Note that in this setup, the files you are working with are stored on a volume in the cluster. Make sure to download the files after editing, otherwise your progress will be lost when you delete the kubeflow instance again. There surely are more sophisticated ways like connecting to a git repo directly, but we didn't try this.

Distributed training across GPU nodes

The fine_tuning_kubeflow.ipynb guides you through the setup necessary for distributed training.

Automated finetuning with Kubeflow Pipelines

With Kubeflow Pipelines, tasks like the previously shown finetuning can be automated without the user having to manually execute commands via the notebook. This might be the preferred way once the training part has been figured out. After all, one might want to run finetuning again with an updated dataset in the future.

After making ourselves familiar with the concept of KFP and running a first hello world pipeline we migrated the previously shown Jupyter Notebook to a Kubeflow pipeline with one component.

from kfp import dsl, compiler

@dsl.component(packages_to_install=[
    "gcsfs",
    "transformers",
    "datasets==2.16",
    "evaluate==0.4.3",
    "accelerate",
    "scikit-learn",
    "kubeflow-training"
])
def start_distributed_training(
    bucket: str,
    dataset_file: str,
    output_model_name: str,
    gproject: str) -> str:

    # imports ...

    def train_func(parameters):
        # imports again ...
        # train_func like in the notebook

    job_name = "training-pipeline-job"
    # Create PyTorchJob
    # ...
    # Wait until PyTorchJob has Running condition.
    job = TrainingClient().wait_for_job_conditions(
        job_name,
        expected_conditions={"Running"},
    )
    return "job is running"

@dsl.pipeline
def training_pipeline(
    bucket: str,
    dataset_file: str,
    output_model_name: str,
    gproject: str
) -> str:
    training_task = start_distributed_training(
        bucket=bucket,
        dataset_file=dataset_file,
        output_model_name=output_model_name,
        gproject=gproject
    )
    return training_task.output

compiler.Compiler().compile(training_pipeline, 'training_pipeline.yaml')

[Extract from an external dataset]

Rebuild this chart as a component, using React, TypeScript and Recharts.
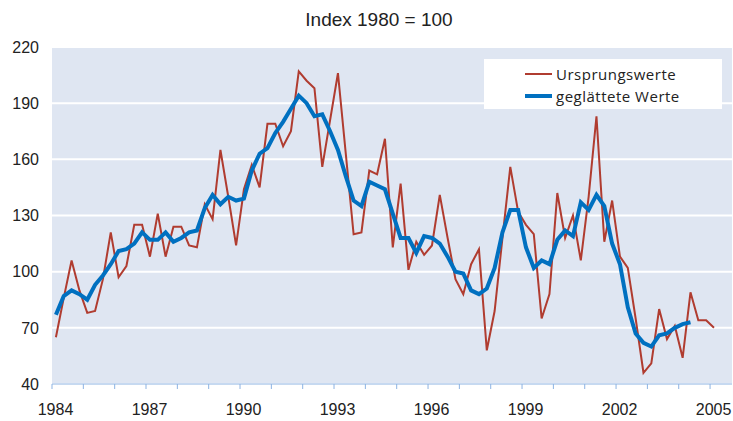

Take a look at the fine_tuning_pipeline.ipynb notebook for the complete example.

Running this script will compile the pipeline into the training_pipeline.yaml file, which can be uploaded and used in Kubeflow. There might be better ways to deal with this in a more integrated manner.

The pipeline can be started in the Kubeflow UI, which is the point at which the parameters have to be defined. In our case these are the GCS bucket name, the filename of the dataset, the name of the finetuned model, and the ID of the google cloud project. These are passed from the UI down to the Pipeline, and from there on to the component and the training function.